VSDs located below the semilunar valve and above the crista supraventricularis are known as subarterial, outlet, supracristal, subpulmonary, infundibular, doubly committed, or conoseptal VSDs (Fig. 11).26 Overall, subarterial VSDs account for 5% to 7% of isolated VSDs; however, a substantially higher prevalence has been reported in Asian populations.27 Defects in this location are frequently associated with aortic valve prolapse or regurgitation, which results from the loss of support of the right cusp of the aortic valve.27 These defects can be bound by the fibrous annulus of the semilunar valves and/or muscular tissue. On transthoracic echocardiography, the shunt is best seen on a parasternal short-axis view at the level of the aortic valve at the 1 o'clock position. The shunt is well depicted on MRI and CT images as well, at the level of the aortic valve (Fig. 12). As with other VSDs, right ventricular chamber enlargement can be seen, especially in large defects.

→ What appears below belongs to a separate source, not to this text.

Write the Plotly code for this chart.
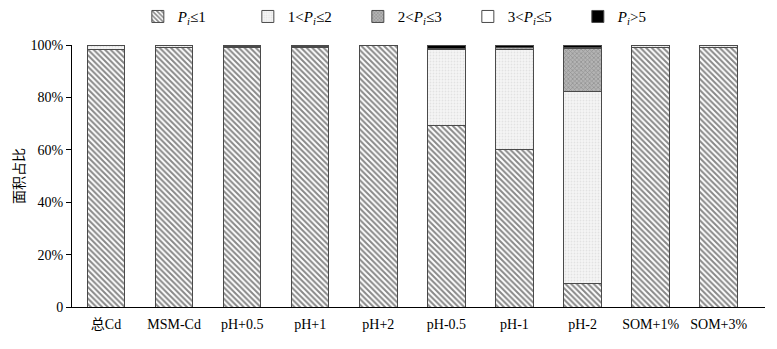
import plotly.graph_objects as go

categories = ["总Cd", "MSM-Cd", "pH+0.5", "pH+1", "pH+2", "pH-0.5", "pH-1", "pH-2", "SOM+1%", "SOM+3%"]
p_le1 = [98.2, 99.0, 99.0, 99.0, 99.8, 69.2, 60.0, 9.1, 99.0, 99.0]
p_1_2 = [1.8, 0.8, 0.6, 0.6, 0.2, 29.2, 38.3, 73.0, 0.8, 0.8]
p_2_3 = [0.0, 0.2, 0.2, 0.2, 0.0, 0.0, 0.6, 16.5, 0.2, 0.2]
p_3_5 = [0.0, 0.0, 0.0, 0.0, 0.0, 0.2, 0.0, 0.6, 0.0, 0.0]
p_gt5 = [0.0, 0.0, 0.2, 0.2, 0.0, 1.4, 1.1, 0.8, 0.0, 0.0]

series_names = [
    "<i>P</i><sub><i>i</i></sub>≤1",
    "1&lt;<i>P</i><sub><i>i</i></sub>≤2",
    "2&lt;<i>P</i><sub><i>i</i></sub>≤3",
    "3&lt;<i>P</i><sub><i>i</i></sub>≤5",
    "<i>P</i><sub><i>i</i></sub>&gt;5",
]
tick_vals = [0, 20, 40, 60, 80, 100]
tick_text = ["0", "20%", "40%", "60%", "80%", "100%"]

FONT = "Liberation Serif, Times New Roman, Noto Sans CJK SC, serif"

styles = [
    dict(color="white", pattern=dict(shape="\\", fgcolor="#111111", bgcolor="white", size=4, solidity=0.5)),
    dict(color="#f3f3f3", pattern=dict(shape=".", fgcolor="#cfcfcf", bgcolor="#f5f5f5", size=3, solidity=0.3)),
    dict(color="#9a9a9a", pattern=dict(shape="x", fgcolor="#6a6a6a", bgcolor="#b4b4b4", size=3, solidity=0.4)),
    dict(color="white"),
    dict(color="black"),
]

fig = go.Figure()
for name, vals, st in zip(series_names, [p_le1, p_1_2, p_2_3, p_3_5, p_gt5], styles):
    fig.add_trace(go.Bar(
        x=categories, y=vals, name=name, width=0.55,
        marker=dict(**st, line=dict(color="#4a4a4a", width=1)),
    ))

fig.update_layout(
    barmode="stack",
    width=777, height=349,
    margin=dict(l=64, r=20, t=37, b=50, autoexpand=False),
    paper_bgcolor="white", plot_bgcolor="white",
    font=dict(family=FONT, size=14, color="black"),
    legend=dict(orientation="h", x=0.095, xanchor="left", y=1.045, yanchor="bottom",
                font=dict(family=FONT, size=15), entrywidth=65, entrywidthmode="pixels",
                itemwidth=30, traceorder="normal"),
    bargap=0.45,
)
fig.update_xaxes(range=[-0.5, 9.68], showline=True, linecolor="black", linewidth=1,
                 ticks="", showgrid=False, tickfont=dict(size=14), ticklabelstandoff=4)
fig.update_yaxes(range=[0, 100], tickvals=tick_vals, ticktext=tick_text, showline=True,
                 linecolor="black", linewidth=1, ticks="outside", ticklen=5, tickcolor="black",
                 showgrid=False, zeroline=False, tickfont=dict(size=14),
                 title=dict(text="面积占比", font=dict(family="Noto Sans CJK SC", size=14), standoff=4))

fig.write_html("out.html")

Inflow VSDs occur almost exclusively in association with endocardial cushion defects. Thus, inflow VSDs are uncommon in the general population but have a remarkably high prevalence in genetic conditions such as trisomy 18 and trisomy 21.28 These defects are bound by the tricuspid valve annulus and extend to the muscular septum and variably to the membranous septum. These defects can be associated with ASDs (primum type) and atrioventricular valve clefts.
Many factors influence treatment decision in patients with VSDs, such as the presence of symptoms, coexisting anomalies, age of the patient, right ventricular enlargement, and size, number, and location of the defects. By fully characterizing the anatomy, diagnostic imaging provides valuable information to guide therapy.
The main alternatives in the treatment of VSDs are open surgery with patch repair (Fig. 13) and endovascular closure with devices. Currently, endovascular closure is performed for perimembranous or muscular VSDs in patients at high risk for standard surgical closure.